# START OF SOURCE DATA

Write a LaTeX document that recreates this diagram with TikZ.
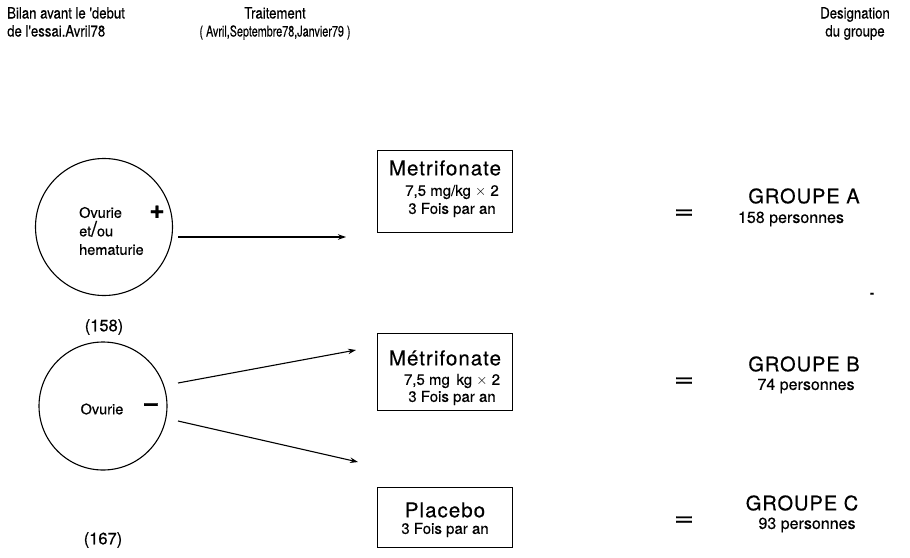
\documentclass[tikz,border=0pt]{standalone}
\usepackage{fontspec}
\usepackage{graphicx}
\setmainfont[FakeBold=0.4]{TeX Gyre Heros}
\newfontfamily\hdr[FakeStretch=0.85,FakeBold=0.4]{TeX Gyre Heros}
\newfontfamily\hdrc[FakeStretch=0.72,FakeBold=0.4]{TeX Gyre Heros}
\newfontfamily\spaced[LetterSpace=5,FakeBold=0.4]{TeX Gyre Heros}
\usetikzlibrary{arrows.meta,calc}
\tikzset{
  hdrtext/.style={font=\hdr\fontsize{15.5}{18}\selectfont, align=center, inner sep=0pt},
  ring/.style={circle, draw, line width=1.1pt, inner sep=0pt},
  tbox/.style={draw, line width=1.2pt, inner sep=0pt, anchor=north west},
  bigtxt/.style={font=\spaced\fontsize{20.5}{20}\selectfont, inner sep=0pt},
  smalltxt/.style={font=\fontsize{15}{15}\selectfont, inner sep=0pt},
  grp/.style={font=\spaced\fontsize{20}{20}\selectfont, inner sep=0pt},
  pers/.style={font=\fontsize{16}{16}\selectfont, inner sep=0pt},
  eqs/.style={font=\fontsize{24}{24}\selectfont, inner sep=0pt},
  arr/.style={line width=1.1pt, -{Stealth[length=8pt,width=5.5pt]}},
  ctext/.style={font=\fontsize{14.5}{18.5}\selectfont, inner sep=0pt},
  num/.style={font=\fontsize{16.5}{16}\selectfont, inner sep=0pt}
}
\begin{document}
\begin{tikzpicture}[x=1pt,y=-1pt]
\useasboundingbox (0,0) rectangle (910,557);
% headers
\node[hdrtext, align=left, anchor=north west] (h1) at (7,7) {Bilan avant le 'debut\\de l'essai.Avril78};
\node[hdrtext, anchor=north] (h2) at (275,7) {Traitement\\{\hdrc\fontsize{15}{18}\selectfont ( Avril,Septembre78,Janvier79 )}};
\node[hdrtext, anchor=north] (h3) at (855,7) {Designation\\du groupe};

% circle 1
\node[ring, minimum size=137pt] (c1) at (104,227) {};
\node[ctext, align=left, anchor=west] (c1t) at (79,231) {Ovurie\\et{\fontsize{21}{21}\selectfont/}ou\\hematurie};
\node[font=\bfseries\fontsize{26}{26}\selectfont, inner sep=0pt] (plus) at (157,212) {+};
\node[num] (n158) at (104,327) {(158)};

% circle 2
\node[ring, minimum size=128pt] (c2) at (103,406) {};
\node[ctext] (c2t) at (102,409) {Ovurie};
\node[font=\bfseries\fontsize{24}{24}\selectfont, inner sep=0pt] (minus) at (151,407) {--};
\node[num] (n167) at (103,540) {(167)};

% boxes
\node[tbox, minimum width=135pt, minimum height=82pt] (b1) at (377,150) {};
\node[bigtxt] (b1a) at (445,168) {Metrifonate};
\node[smalltxt] (b1b) at (452,192) {7,5 mg/kg $\times$ 2};
\node[smalltxt] (b1c) at (452,210) {3 Fois par an};

\node[tbox, minimum width=135pt, minimum height=77pt] (b2) at (377,333) {};
\node[bigtxt] (b2a) at (445,358) {Métrifonate};
\node[smalltxt] (b2b) at (452,381) {7,5 mg\, kg $\times$ 2};
\node[smalltxt] (b2c) at (452,398) {3 Fois par an};

\node[tbox, minimum width=135pt, minimum height=60pt] (b3) at (377,487) {};
\node[bigtxt] (b3a) at (445,510) {Placebo};
\node[smalltxt] (b3b) at (445,530) {3 Fois par an};

% arrows
\coordinate (a1s) at (178,237);
\coordinate (a1e) at (346,237);
\coordinate (a2s) at (178,383);
\coordinate (a2e) at (356,350);
\coordinate (a3s) at (178,421);
\coordinate (a3e) at (358,462);
\draw[arr] (a1s) -- (a1e);
\draw[arr] (a2s) -- (a2e);
\draw[arr] (a3s) -- (a3e);

% equals and groups
\node[eqs] (e1) at (684,214) {\scalebox{1.45}[1]{=}};
\node[grp] (g1) at (804,196) {GROUPE A};
\node[pers] (p1) at (791,219) {158 personnes};

\node[eqs] (e2) at (684,382) {\scalebox{1.45}[1]{=}};
\node[grp] (g2) at (804,364) {GROUPE B};
\node[pers] (p2) at (806,386) {74 personnes};

\node[eqs] (e3) at (684,521) {\scalebox{1.45}[1]{=}};
\node[grp] (g3) at (802,503) {GROUPE C};
\node[pers] (p3) at (807,525) {93 personnes};

% stray dash
\node[font=\bfseries\fontsize{12}{12}\selectfont, inner sep=0pt] (dash) at (872,295) {-};
\end{tikzpicture}
\end{document}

# END OF SOURCE DATA

*EXERCISE REQUIREMENTS*
Print out the whole of the material word for word, without pictures.

*FINISHED EXERCISE*
Write a LaTeX document that recreates this diagram with TikZ.
\documentclass[tikz,border=0pt]{standalone}
\usepackage{fontspec}
\usepackage{graphicx}
\setmainfont[FakeBold=0.4]{TeX Gyre Heros}
\newfontfamily\hdr[FakeStretch=0.85,FakeBold=0.4]{TeX Gyre Heros}
\newfontfamily\hdrc[FakeStretch=0.72,FakeBold=0.4]{TeX Gyre Heros}
\newfontfamily\spaced[LetterSpace=5,FakeBold=0.4]{TeX Gyre Heros}
\usetikzlibrary{arrows.meta,calc}
\tikzset{
  hdrtext/.style={font=\hdr\fontsize{15.5}{18}\selectfont, align=center, inner sep=0pt},
  ring/.style={circle, draw, line width=1.1pt, inner sep=0pt},
  tbox/.style={draw, line width=1.2pt, inner sep=0pt, anchor=north west},
  bigtxt/.style={font=\spaced\fontsize{20.5}{20}\selectfont, inner sep=0pt},
  smalltxt/.style={font=\fontsize{15}{15}\selectfont, inner sep=0pt},
  grp/.style={font=\spaced\fontsize{20}{20}\selectfont, inner sep=0pt},
  pers/.style={font=\fontsize{16}{16}\selectfont, inner sep=0pt},
  eqs/.style={font=\fontsize{24}{24}\selectfont, inner sep=0pt},
  arr/.style={line width=1.1pt, -{Stealth[length=8pt,width=5.5pt]}},
  ctext/.style={font=\fontsize{14.5}{18.5}\selectfont, inner sep=0pt},
  num/.style={font=\fontsize{16.5}{16}\selectfont, inner sep=0pt}
}
\begin{document}
\begin{tikzpicture}[x=1pt,y=-1pt]
\useasboundingbox (0,0) rectangle (910,557);
% headers
\node[hdrtext, align=left, anchor=north west] (h1) at (7,7) {Bilan avant le 'debut\\de l'essai.Avril78};
\node[hdrtext, anchor=north] (h2) at (275,7) {Traitement\\{\hdrc\fontsize{15}{18}\selectfont ( Avril,Septembre78,Janvier79 )}};
\node[hdrtext, anchor=north] (h3) at (855,7) {Designation\\du groupe};

% circle 1
\node[ring, minimum size=137pt] (c1) at (104,227) {};
\node[ctext, align=left, anchor=west] (c1t) at (79,231) {Ovurie\\et{\fontsize{21}{21}\selectfont/}ou\\hematurie};
\node[font=\bfseries\fontsize{26}{26}\selectfont, inner sep=0pt] (plus) at (157,212) {+};
\node[num] (n158) at (104,327) {(158)};

% circle 2
\node[ring, minimum size=128pt] (c2) at (103,406) {};
\node[ctext] (c2t) at (102,409) {Ovurie};
\node[font=\bfseries\fontsize{24}{24}\selectfont, inner sep=0pt] (minus) at (151,407) {--};
\node[num] (n167) at (103,540) {(167)};

% boxes
\node[tbox, minimum width=135pt, minimum height=82pt] (b1) at (377,150) {};
\node[bigtxt] (b1a) at (445,168) {Metrifonate};
\node[smalltxt] (b1b) at (452,192) {7,5 mg/kg $\times$ 2};
\node[smalltxt] (b1c) at (452,210) {3 Fois par an};

\node[tbox, minimum width=135pt, minimum height=77pt] (b2) at (377,333) {};
\node[bigtxt] (b2a) at (445,358) {Métrifonate};
\node[smalltxt] (b2b) at (452,381) {7,5 mg\, kg $\times$ 2};
\node[smalltxt] (b2c) at (452,398) {3 Fois par an};

\node[tbox, minimum width=135pt, minimum height=60pt] (b3) at (377,487) {};
\node[bigtxt] (b3a) at (445,510) {Placebo};
\node[smalltxt] (b3b) at (445,530) {3 Fois par an};

% arrows
\coordinate (a1s) at (178,237);
\coordinate (a1e) at (346,237);
\coordinate (a2s) at (178,383);
\coordinate (a2e) at (356,350);
\coordinate (a3s) at (178,421);
\coordinate (a3e) at (358,462);
\draw[arr] (a1s) -- (a1e);
\draw[arr] (a2s) -- (a2e);
\draw[arr] (a3s) -- (a3e);

% equals and groups
\node[eqs] (e1) at (684,214) {\scalebox{1.45}[1]{=}};
\node[grp] (g1) at (804,196) {GROUPE A};
\node[pers] (p1) at (791,219) {158 personnes};

\node[eqs] (e2) at (684,382) {\scalebox{1.45}[1]{=}};
\node[grp] (g2) at (804,364) {GROUPE B};
\node[pers] (p2) at (806,386) {74 personnes};

\node[eqs] (e3) at (684,521) {\scalebox{1.45}[1]{=}};
\node[grp] (g3) at (802,503) {GROUPE C};
\node[pers] (p3) at (807,525) {93 personnes};

% stray dash
\node[font=\bfseries\fontsize{12}{12}\selectfont, inner sep=0pt] (dash) at (872,295) {-};
\end{tikzpicture}
\end{document}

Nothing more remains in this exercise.